Sosyal ve politik rol

Dürziler, farklı ülkelere yayılmalarına rağmen yakın bağlarını sürdürmeye çalıştılar.

Beyrut Amerikan Üniversitesi'nden tarihçi Profesör Makram Rabah, Dürziler, Maruniler ve Lübnan Dağı'ndaki çatışmalar üzerine yazdığı bir diğer kitapta şu açıklamayı yapıyor: “Karma evlilikler ve Dürziler arasında ilişkiler var ve din adamları bu ilişkinin sürdürülmesinde önemli bir rol oynuyorlar.

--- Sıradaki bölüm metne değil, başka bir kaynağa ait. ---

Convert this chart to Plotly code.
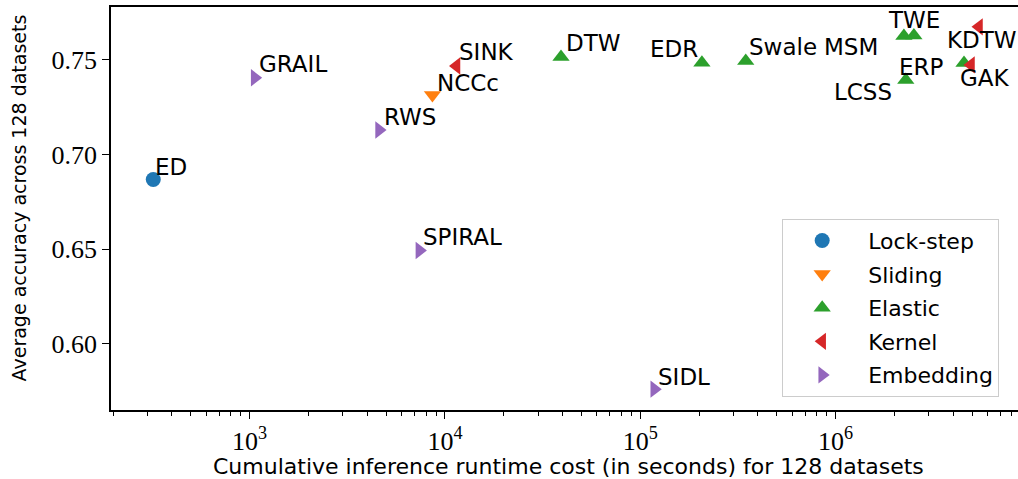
import numpy as np
import plotly.graph_objects as go

# ---- data ----
methods = ["ED", "NCCc", "DTW", "EDR", "Swale", "MSM", "TWE", "LCSS", "ERP",
           "SINK", "GAK", "KDTW", "GRAIL", "RWS", "SPIRAL", "SIDL"]
category = ["Lock-step", "Sliding", "Elastic", "Elastic", "Elastic", "Elastic", "Elastic",
            "Elastic", "Elastic", "Kernel", "Kernel", "Kernel", "Embedding", "Embedding",
            "Embedding", "Embedding"]
runtime = [321, 8630, 39300, 207000, 347000, 2240000, 2520000, 2290000, 4550000,
           11460, 4940000, 5430000, 1061, 4600, 7400, 118000]
accuracy = [0.6868, 0.7315, 0.7516, 0.7485, 0.7495, 0.7627, 0.7630, 0.7394, 0.7484,
            0.7468, 0.7474, 0.7675, 0.7406, 0.7130, 0.6493, 0.5760]

categories = ["Lock-step", "Sliding", "Elastic", "Kernel", "Embedding"]
x_tickvals = [1e3, 1e4, 1e5, 1e6]
x_ticktext = ["10<sup>3</sup>", "10<sup>4</sup>", "10<sup>5</sup>", "10<sup>6</sup>"]
x_minor = [m * 10 ** e for e in range(2, 7) for m in range(2, 10)]
y_tickvals = [0.60, 0.65, 0.70, 0.75]

x_title = "Cumulative inference runtime cost (in seconds) for 128 datasets"
y_title = "Average accuracy across 128 datasets"

# ---- style ----
colors = {"Lock-step": "#1f77b4", "Sliding": "#ff7f0e", "Elastic": "#2ca02c",
          "Kernel": "#d62728", "Embedding": "#9467bd"}
symbols = {"Lock-step": "circle", "Sliding": "triangle-down", "Elastic": "triangle-up",
           "Kernel": "triangle-left", "Embedding": "triangle-right"}
# label placement: (xanchor, xshift px, yshift px)
label_pos = {
    "ED": ("left", 0, 13), "GRAIL": ("left", 2, 14), "RWS": ("left", 3, 13),
    "NCCc": ("left", 3, 12), "SINK": ("left", 1, 14), "DTW": ("left", 3, 14),
    "EDR": ("right", -2, 14), "Swale": ("left", 1, 14), "MSM": ("right", -24, -11),
    "TWE": ("center", 0, 15), "LCSS": ("right", -12, -12), "ERP": ("right", -18, -4),
    "GAK": ("left", -13, -13), "KDTW": ("left", -34, -13), "SPIRAL": ("left", 2, 14),
    "SIDL": ("left", 2, 12),
}

SANS = "DejaVu Sans"
SERIF = "Liberation Serif"

fig = go.Figure()
for cat in categories:
    xs = [r for r, c in zip(runtime, category) if c == cat]
    ys = [a for a, c in zip(accuracy, category) if c == cat]
    fig.add_trace(go.Scatter(
        x=xs, y=ys, mode="markers", name="\u00a0" + cat, legendgroup=cat,
        marker=dict(color=colors[cat], symbol=symbols[cat], size=15, line=dict(width=0)),
    ))

for m, r, a in zip(methods, runtime, accuracy):
    anc, dx, dy = label_pos[m]
    fig.add_annotation(x=np.log10(r), y=a, text=m, showarrow=False,
                       xanchor=anc, yanchor="middle", xshift=dx, yshift=dy,
                       font=dict(family=SANS, size=23, color="black"))

# axis titles as paper annotations for exact placement
fig.add_annotation(x=0.504, y=-0.139, xref="paper", yref="paper", text=x_title,
                   showarrow=False, xanchor="center", yanchor="middle",
                   font=dict(family=SANS, size=22, color="black"))
fig.add_annotation(x=-0.101, y=0.526, xref="paper", yref="paper", text=y_title,
                   showarrow=False, xanchor="center", yanchor="middle", textangle=-90,
                   font=dict(family=SANS, size=19, color="black"))

fig.update_layout(
    width=1018, height=479,
    margin=dict(l=111, r=0, t=7, b=69, autoexpand=False),
    plot_bgcolor="white", paper_bgcolor="white",
    showlegend=True,
    legend=dict(x=0.74, y=0.033, xanchor="left", yanchor="bottom",
                bgcolor="rgba(255,255,255,0.8)", bordercolor="#cccccc", borderwidth=1,
                font=dict(family=SANS, size=22, color="black"),
                itemwidth=68, tracegroupgap=2),
)
fig.update_xaxes(
    type="log", range=[np.log10(195), np.log10(8.6e6)], automargin=False,
    tickvals=x_tickvals, ticktext=x_ticktext,
    ticks="outside", ticklen=7, tickwidth=1.3, tickcolor="black",
    minor=dict(tickvals=x_minor, ticks="outside", ticklen=4, tickwidth=1,
               tickcolor="black", showgrid=False),
    showline=True, linecolor="black", linewidth=1.5, mirror=True,
    showgrid=False, zeroline=False,
    tickfont=dict(family=SERIF, size=26, color="black"),
)
fig.update_yaxes(
    range=[0.565, 0.778], automargin=False,
    tickvals=y_tickvals, ticktext=[f"{v:.2f}" for v in y_tickvals],
    ticks="outside", ticklen=7, tickwidth=1.3, tickcolor="black",
    showline=True, linecolor="black", linewidth=1.5, mirror=True,
    showgrid=False, zeroline=False,
    tickfont=dict(family=SERIF, size=26, color="black"),
)

fig.write_html("out.html", config={"displayModeBar": False},
               post_script="document.body.style.margin='0';document.body.style.overflow='hidden';")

Sınırlar çizilmiş olsa da, Dürziler onları gerçekte tanımadılar.”

Makram'a göre, bir azınlık olmalarına rağmen, Ortadoğu'da Dürziler “bölgenin siyasi ve sosyal yaşamında, ekonomik ve sosyal meselelerinde önemli ve bazen öncü bir rol” oynadılar.

Bu durum genellikle, azınlığın rolünü, büyüklüğünün ötesinde şekillendirmede önemli bir etkiye sahip olan feodal liderlerden veya aile liderlerinden kaynaklanıyordu.

Örneğin Lübnan'da lider Kemal Canbolat, 1950'lerden iç savaşın başlangıcı (1975-1990) ve 1977'deki suikastına kadar önemli bir siyasi rol oynadı.

Suriye'de Fransız manda yönetimi, 1921'de Cebel el-Dürzi bölgesine idari bağımsızlık verdi ve bu statü 1937'ye kadar devam etti. Ancak bu dönemde, en önde gelen Dürzi liderlerinden biri olan Sultan Paşa el-Atraş, 1925'te Fransızlara karşı patlak veren büyük bir ayaklanmaya liderlik etti.

İsrail'e gelince, Makram Rabah, Dürzilerin “devlete tamamen entegre olduklarını ve orduda görev yaptıklarını, bunun da onlara devlet nezdinde daha fazla nüfuz sağladığını” açıklıyor.

Suriye'de çatışmanın patlak vermesinin ardından Dürziler, kendilerini çatışmadan ve sonuçlarından uzak tuttular. Birkaç istisna dışında, genellikle rejime karşı silahlanmadılar veya muhalefete katılmadılar. Bulundukları bölgelerde çeşitli silahlı grupların parçası olan Dürziler, Beşşar Esed'in devrilmesinden sonra iktidara gelen yeni yetkililerle henüz bir anlaşmaya varamadılar.

Nisan ayı sonlarında Şam kırsalındaki iki bölgede patlak veren ve Suveyda'ya uzanan çatışmalar, Dürzi milisler ile güvenlik güçlerinin de aralarında olduğu en az 119 kişinin ölümüne yol açtı. Bu kanlı çatışmaya İsrail hava saldırılarıyla müdahale etti ve Şam’ı, Dürzilere zarar verilmemesi konusunda uyardı.

Nadir görülen bir siyasi ayrışmayla, Dürziler arasında son olaylara ilişkin tutumlar farklılaştı. Kemal Canbolat’ın oğlu Lübnanlı lider Velid Canbolat, Dürzileri Müslümanlar ile “sonsuz bir savaşa” sürüklemek konusunda uyarıda bulunurken, dini otoriteler ve Suriyeli Dürzi askeri gruplar, Dürzilerin ülkenin “ayrılmaz bir parçası” olduğunu vurguladılar.Şarku'l Avsat'ın Independet Arabia'dan aktardığı analize göre buna karşılık, Suriyeli din adamları ve İsrail’deki Dürzilerin dini lideri Şeyh Muvaffak Tarif, İsrail'e Suriye Dürzilerini koruma çağrısında bulundular.

Rabah, bu tarafların “farklı ajandalara sahip olduğunu ve daha da önemlisi, üç ülkeye uzanan bir nüfuz mücadelesi olduğunu” belirtti.